Before anything else, a few words on building a time machine. First of all, your time machine will need to accommodate for travelling between parallel universes. If it doesn’t, your enjoyment and options are severely limited. If you have only one universe and you go back in time in it, you have changed it forever (from the moment you entered the past). You can’t go back in to the future and return to the set-up that you left. This is a consequence of the butterfly effect in practice and the further back in time you go, the more the moment you left from, will have changed if you are to return to it.

People make mistakes and this kind of situation is not a favourable one for a time traveller. What you want is the ability to change from parallel universes (of which there are practically an unlimited number of identical ones with this one) to another. This means that you can return to the point in time where you left and have it appear (in any conceivable way) identical to the one you left, regardless of what happened in the past.

Once you’ve built your time machine or modified your existing one to accommodate this feature, we are free to explore the fun stuff you can do with it! There are other things that might be beneficial for a time traveller, such as immortality or the ability to make a back-up of yourself, but I won’t go into them here.

1. Seduce a celebrity

Most celebrities are normal people before they became celebrities. With the knowledge you’ve learned about them during their public career, you can go back in time when they still weren’t famous and seduce them using that information!

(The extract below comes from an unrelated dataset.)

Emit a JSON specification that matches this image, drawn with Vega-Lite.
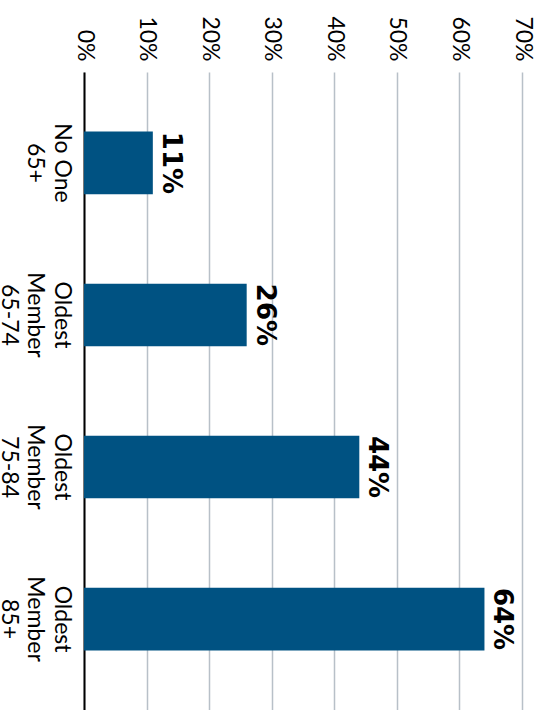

2. Obtain unbeforeseen-works from your favourite artist.

Thanks to the butterfly effect, you can go back in time to a suitable moment and make any change in it, really, appearing there is enough of a change. Your favourite artist will live in a different universe than the one where you originated from and will produce works of art that differ from the ones you know. They might show similarities with the one’s you’re familiar with, but it’s practically impossible for them to be exactly the same than in your original universe. Subsequently, this is pretty much what KSAI offers as well.

3. Get rich

Pretty much the standard thing to do. Lottery won’t do it, thanks again to the butterfly effect but buying the right stock would almost definetely work. Locating lost treasures, works or art works as well.

4. Make sure that Babbage gots his act together.

Is going to have gotten? I don’t know, but Steampunky world is too romantic to ignore. Steam-powered mechanical computers? Come on!

5. Live the perfect day/week/month/year over and over again.

This is the Groundhog Day -method. It’s your payday, first vacation-day, your SO is running hot, the weather is beautiful, whatever the circumstances are that make a perfect day, you can rewind and have another go. There won’t be any surprises though, so my take would be to concentrate on satisfying basic needs. The longer the time you spend reliving the higher the possibility of something unexpected happening.

Of course there are plenty of other choices, but these are those that tickle my fancy the most. I didn’t get into the ethics of these situations or time travel in general since it probably makes a boring post, but you are free to engage in that discussion in the comments! If there are any time travellers reading this, it would be nice to get a ‘hi!’ from them. No posers!